We need to completely reimagine education. Instead of learning to memorize facts and figures, students need to “learn how to learn” and how to solve problems. And they should be allowed to learn independently. Changes are needed at every level. You have to infuse things like entrepreneurship into the curriculum because with the disruption that’s going on, many people are going to have to create their own jobs.

We may end up in a world in which people are more likely to be autonomous contractors than to have a secure job lasting for a lifetime. We need to completely reframe the system of education based on where the world is going, instead of continuing to do the same thing over and over again.

RM: In your talk Reimagining University, you talk about how most of today’s education model is broken, given the accelerating speed of change. How can schools and universities remain relevant in this landscape?

FS: I think it requires breaking down the barriers that exist between education and the real world. We should bring the working world into education a lot earlier and take education into the working world.

Education used to be a one-shot game, now it has to be a lifelong game.

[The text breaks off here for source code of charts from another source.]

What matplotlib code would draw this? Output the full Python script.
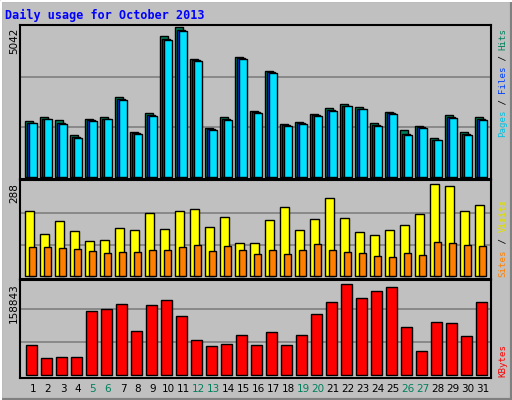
import matplotlib
matplotlib.use("Agg")
import matplotlib.pyplot as plt
from matplotlib.patches import Rectangle

days = list(range(1, 32))
day_labels = [str(d) for d in days]
weekend_days = [5, 6, 12, 13, 19, 20, 26, 27]

hits = [1871, 2006, 1915, 1400, 1949, 2006, 2688, 1501, 2150, 4738, 5042, 3954, 1646, 2006, 4032, 2218,
        3562, 1770, 1837, 2106, 2307, 2442, 2341, 1803, 2173, 1568, 1702, 1299, 2072, 1501, 2006]
files = [1830, 1965, 1800, 1330, 1900, 1965, 2620, 1465, 2080, 4650, 4950, 3920, 1600, 1950, 3990, 2170,
         3520, 1735, 1800, 2070, 2250, 2400, 2300, 1740, 2140, 1450, 1670, 1260, 2010, 1440, 1950]
pages = [1803, 1938, 1770, 1299, 1871, 1938, 2576, 1434, 2038, 4592, 4894, 3886, 1568, 1904, 3953, 2139,
         3494, 1702, 1770, 2038, 2206, 2374, 2274, 1702, 2106, 1400, 1635, 1232, 1971, 1400, 1904]
visits = [199, 129, 168, 138, 107, 110, 147, 141, 193, 144, 199, 205, 150, 181, 101, 101,
          172, 211, 141, 175, 239, 178, 135, 126, 141, 156, 190, 282, 276, 199, 217]
sites = [90, 90, 87, 84, 78, 71, 75, 75, 81, 81, 90, 96, 78, 93, 81, 68,
         80, 67, 80, 98, 80, 74, 70, 61, 58, 70, 64, 104, 101, 95, 92]
kbytes = [48132, 27275, 28879, 28879, 102682, 105890, 113912, 70594, 112308, 120330, 94660, 56154, 46528,
          49736, 64176, 48132, 68989, 48132, 64176, 97868, 117122, 146000, 123539, 134770, 141187, 77011,
          38506, 85033, 83429, 62572, 117122]
max1, max2, max3 = 5042, 288, 158843

W, H = 512, 400
fig = plt.figure(figsize=(W / 100, H / 100), dpi=100)
fig.patch.set_facecolor("#C0C0C0")
# bevel border
fig.add_artist(Rectangle((0, 0), 1, 1, transform=fig.transFigure, fill=False, ec="#808080", lw=3))
fig.add_artist(plt.Line2D([0.002, 0.002, 0.998], [0, 0.998, 0.998], transform=fig.transFigure, color="white", lw=1.5))

L, R = 20, 491


def make_ax(T, B, base, mpx, M):
    ax = fig.add_axes([L / W, 1 - B / H, (R - L) / W, (B - T) / H])
    pp = M / (base - mpx)
    ax.set_ylim(-(B - base) * pp, (base - T) * pp)
    ax.set_xlim(1 - 13 / 15, 31 + 8 / 15)
    ax.set_facecolor("#C0C0C0")
    for s in ax.spines.values():
        s.set_linewidth(1.5)
    for f in (1 / 3, 2 / 3):
        ax.axhline(M * f, color="#808080", lw=1.2, zorder=0)
    ax.set_yticks([])
    ax.set_xticks([])
    return ax


ax1 = make_ax(25, 179, 177, 27, max1)
ax2 = make_ax(180, 279, 276, 182, max2)
ax3 = make_ax(280, 378, 375, 276, max3)

ec = dict(edgecolor="black", linewidth=1, zorder=2)
ax1.bar([d - 0.25 for d in days], hits, width=0.52, color="#00805c", **ec)
ax1.bar([d - 0.13 for d in days], files, width=0.5, color="#0040ff", **ec)
ax1.bar([d + 0.0 for d in days], pages, width=0.49, color="#00e0ff", **ec)
ax2.bar([d - 0.23 for d in days], visits, width=0.55, color="#ffff00", **ec)
ax2.bar([d - 0.01 for d in days], sites, width=0.47, color="#ff8000", **ec)
ax3.bar([d - 0.11 for d in days], kbytes, width=0.71, color="#ff0000", **ec)

ax3.set_xticks(days)
ax3.set_xticklabels(day_labels, fontsize=7.5, family="DejaVu Sans")
ax3.tick_params(axis="x", length=0, pad=4)
for lbl, d in zip(ax3.get_xticklabels(), days):
    if d in weekend_days:
        lbl.set_color("#00805c")

fig.text(5 / W, 1 - 15 / H, "Daily usage for October 2013", color="#0000ff", fontsize=8.5,
         fontweight="bold", family="DejaVu Sans Mono", va="center", ha="left")

for y0, txt in ((25, str(max1)), (180, str(max2)), (280, str(max3))):
    fig.text(14 / W, 1 - (y0 + 3) / H, txt, rotation=90, fontsize=7.5, va="top", ha="center")


def legend(parts, bottom_px, cpx):
    y = bottom_px
    for txt, col in parts:
        fig.text(503 / W, 1 - y / H, txt, rotation=90, color=col, fontsize=6.6,
                 family="DejaVu Sans Mono", va="bottom", ha="center")
        y -= len(txt) * cpx


legend([("Pages", "#00c0e0"), (" / ", "black"), ("Files", "#0040ff"), (" / ", "black"), ("Hits", "#00805c")], 137, 5.45)
legend([("Sites", "#ff8000"), (" / ", "black"), ("Visits", "#e0e000")], 277, 5.6)
legend([("KBytes", "#ff0000")], 377, 5.8)

fig.savefig("out.png", dpi=100, facecolor=fig.get_facecolor())
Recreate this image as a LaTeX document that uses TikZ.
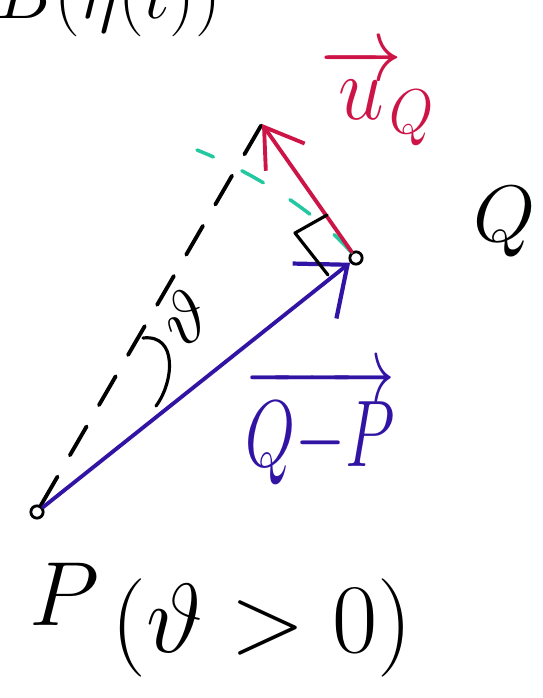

You don’t just get educated once. You need to go in-between learning and work. You have to bring professionals into the classroom to teach. You have to work on projects for real organizations from the beginning, and you have to go out into the environment, into communities. You have to understand the real problems that people are facing so you can shape your learning around those problems rather than just look at a textbook.

“We should bring the working world into education a lot earlier and take education into the working world.”